What kinds of risks and sacrifices do our faithful promises require? When you face today, do you wonder how your life is threatened because of the good you’re setting out to do? Lots of people do. Are you in that number?
Faithful risk to fulfill our promises often means challenging the way things are. We have hunger, homelessness, slavery, epidemics, violent streets and violent homes, environmental pollution, dispossession, desperation, racism, sexism, classism, ageism, ableism and other forms of bigotry. In and amidst and at least in part because of many of these challenges, struggles, and sins many of us are busy making the best life we can, avoiding trouble as much as possible, even when trouble might be necessary to bring hope, help, and healing.
Losing our lives to save them is about letting go of the expectation or hope that our faithful promises do not ask more sacrifice from us than is comfortable for us. How are your faithful promises calling you to discomfort? When my heart hardens against particular people, eventually I will be reminded of my faithful promises and realize I have not been living into them. I pray then to be more generous than I want to be, to be more open-hearted than I find comfortable, to risk faithfully to live more fully into my promises. Those prayers help me sustain my commitment.
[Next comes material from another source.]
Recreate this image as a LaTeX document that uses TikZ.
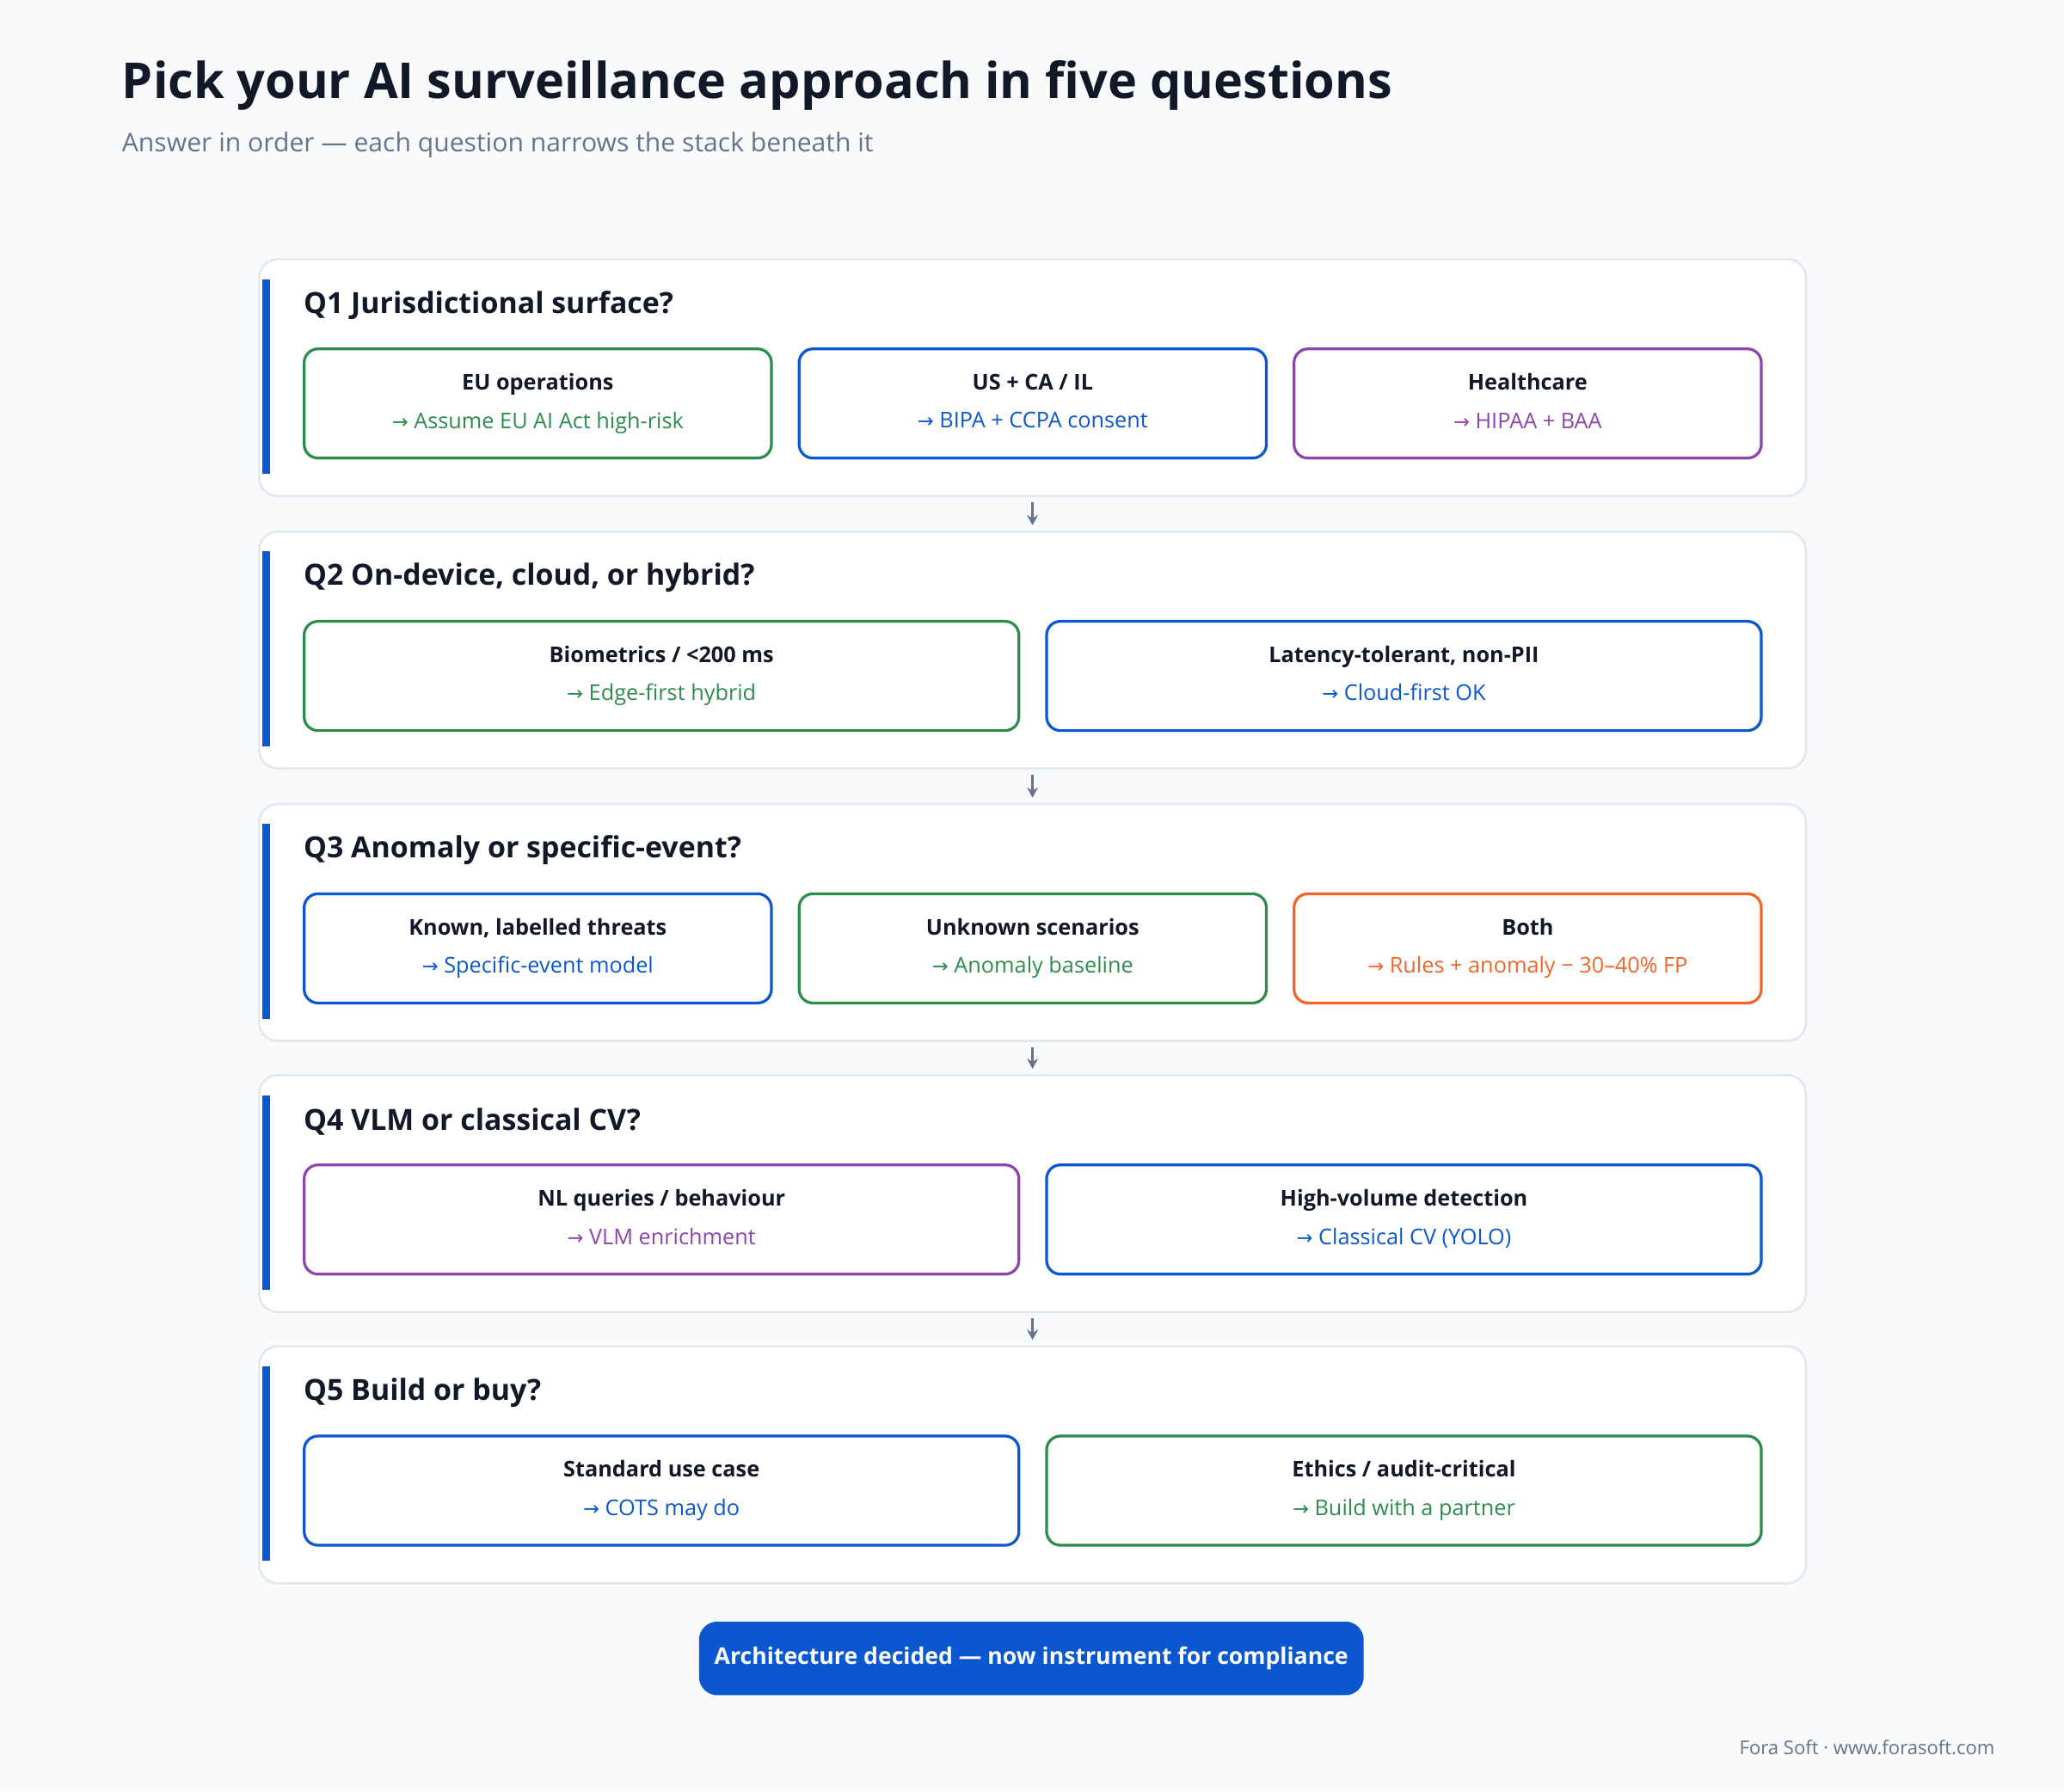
\documentclass[tikz,border=0pt]{standalone}
\usepackage{fontspec}
\setmainfont{Open Sans}
\newfontfamily\symfont{DejaVu Sans}
\usetikzlibrary{positioning,arrows.meta}
\definecolor{ink}{HTML}{111827}
\definecolor{muted}{HTML}{64748B}
\definecolor{rim}{HTML}{E2E8F0}
\definecolor{paper}{HTML}{F8FAFC}
\definecolor{qblue}{HTML}{0B57D0}
\definecolor{qgreen}{HTML}{2E8B4E}
\definecolor{qpurple}{HTML}{8E44AD}
\definecolor{qorange}{HTML}{F0652A}
\newcommand{\opt}[3]{{\bfseries\color{ink}\vphantom{Ayp}#1}\\{\color{#3}\vphantom{Ayp}{\symfont\fontsize{4.2}{8}\selectfont→}\ #2}}
\begin{document}
\begin{tikzpicture}[
            panel/.style={rectangle, draw=rim, line width=0.5pt, fill=white, rounded corners=4pt,
              minimum width=11.75cm, minimum height=1.80cm, anchor=north west, inner sep=0pt},
            qbar/.style={fill=qblue},
            qtitle/.style={anchor=west, font=\bfseries\fontsize{6.3}{7.5}\selectfont, text=ink, inner sep=0pt},
            option/.style={rectangle, draw=#1, line width=0.6pt, rounded corners=3pt, fill=white,
              minimum height=0.83cm, anchor=north west, inner sep=0pt, align=center,
              font=\fontsize{4.7}{8.3}\selectfont},
            three/.style={minimum width=3.55cm},
            two/.style={minimum width=5.43cm},
            flow/.style={-{Stealth[length=2.2pt,width=2.4pt]}, draw=muted, line width=0.5pt}
          ]

          % background and frame
          \fill[paper] (0,0) rectangle (15.68,-13.61);
          \useasboundingbox (0,0) rectangle (15.68,-13.61);

          % heading
          \node[anchor=west, inner sep=0pt, text=ink, font=\bfseries\fontsize{10.7}{13}\selectfont] (title) at (0.92,-0.65) {Pick your AI surveillance approach in five questions};
          \node[anchor=west, inner sep=0pt, text=muted, font=\fontsize{5.6}{7}\selectfont] (subtitle) at (0.92,-1.10) {Answer in order — each question narrows the stack beneath it};

          % panels
          \node[panel] (q1) at (1.96,-1.96) {};
          \node[panel] (q2) at (1.96,-4.03) {};
          \node[panel] (q3) at (1.96,-6.10) {};
          \node[panel] (q4) at (1.96,-8.16) {};
          \node[panel] (q5) at (1.96,-10.22) {};

          % accent bars
          \fill[qbar] (1.99,-2.12) rectangle (2.05,-3.60);
          \fill[qbar] (1.99,-4.19) rectangle (2.05,-5.67);
          \fill[qbar] (1.99,-6.26) rectangle (2.05,-7.74);
          \fill[qbar] (1.99,-8.32) rectangle (2.05,-9.80);
          \fill[qbar] (1.99,-10.38) rectangle (2.05,-11.86);

          % question titles
          \node[qtitle] (t1) at (2.30,-2.32) {Q1 Jurisdictional surface?};
          \node[qtitle] (t2) at (2.30,-4.39) {Q2 On-device, cloud, or hybrid?};
          \node[qtitle] (t3) at (2.30,-6.46) {Q3 Anomaly or specific-event?};
          \node[qtitle] (t4) at (2.30,-8.52) {Q4 VLM or classical CV?};
          \node[qtitle] (t5) at (2.30,-10.58) {Q5 Build or buy?};

          % Q1 options
          \node[option=qgreen, three] (q1a) at (2.30,-2.64) {\opt{EU operations}{Assume EU AI Act high-risk}{qgreen}};
          \node[option=qblue, three] (q1b) at (6.06,-2.64) {\opt{US + CA / IL}{BIPA + CCPA consent}{qblue}};
          \node[option=qpurple, three] (q1c) at (9.82,-2.64) {\opt{Healthcare}{HIPAA + BAA}{qpurple}};

          % Q2 options
          \node[option=qgreen, two] (q2a) at (2.30,-4.71) {\opt{Biometrics / <200 ms}{Edge-first hybrid}{qgreen}};
          \node[option=qblue, two] (q2b) at (7.94,-4.71) {\opt{Latency-tolerant, non-PII}{Cloud-first OK}{qblue}};

          % Q3 options
          \node[option=qblue, three] (q3a) at (2.30,-6.78) {\opt{Known, labelled threats}{Specific-event model}{qblue}};
          \node[option=qgreen, three] (q3b) at (6.06,-6.78) {\opt{Unknown scenarios}{Anomaly baseline}{qgreen}};
          \node[option=qorange, three] (q3c) at (9.82,-6.78) {\opt{Both}{Rules + anomaly − 30–40\% FP}{qorange}};

          % Q4 options
          \node[option=qpurple, two] (q4a) at (2.30,-8.84) {\opt{NL queries / behaviour}{VLM enrichment}{qpurple}};
          \node[option=qblue, two] (q4b) at (7.94,-8.84) {\opt{High-volume detection}{Classical CV (YOLO)}{qblue}};

          % Q5 options
          \node[option=qblue, two] (q5a) at (2.30,-10.90) {\opt{Standard use case}{COTS may do}{qblue}};
          \node[option=qgreen, two] (q5b) at (7.94,-10.90) {\opt{Ethics / audit-critical}{Build with a partner}{qgreen}};

          % flow between panels
          \draw[flow, shorten <=0.04cm, shorten >=0.04cm] (q1.south) -- (q2.north);
          \draw[flow, shorten <=0.04cm, shorten >=0.04cm] (q2.south) -- (q3.north);
          \draw[flow, shorten <=0.04cm, shorten >=0.04cm] (q3.south) -- (q4.north);
          \draw[flow, shorten <=0.04cm, shorten >=0.04cm] (q4.south) -- (q5.north);

          % result and footer
          \node[rectangle, fill=qblue, rounded corners=4pt, minimum width=4.95cm, minimum height=0.56cm,
            text=white, font=\bfseries\fontsize{4.95}{6}\selectfont] (done) at (7.835,-12.60) {Architecture decided — now instrument for compliance};
          \node[anchor=east, inner sep=0pt, text=muted, font=\fontsize{4.1}{5}\selectfont] (footer) at (15.16,-13.28) {Fora Soft · www.forasoft.com};

        \end{tikzpicture}
\end{document}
Action follows, and the fear that goes with it.
Faithful risk and sacrifice are not easy, but they are often necessary to fulfill our promises and live into our covenant with the Holy.
How are your faithful promises calling you to discomfort?
What do you need to pray or meditate on to let go of or lean into to take the faithful risk to fulfill those promises?
What sacrificial and risky actions do you need to take to be faithful?
If you are practicing a Lenten discipline, ask yourself these questions and focus on the promise, the risk required, and your actions to risk faithfully, with one area a week in Lent.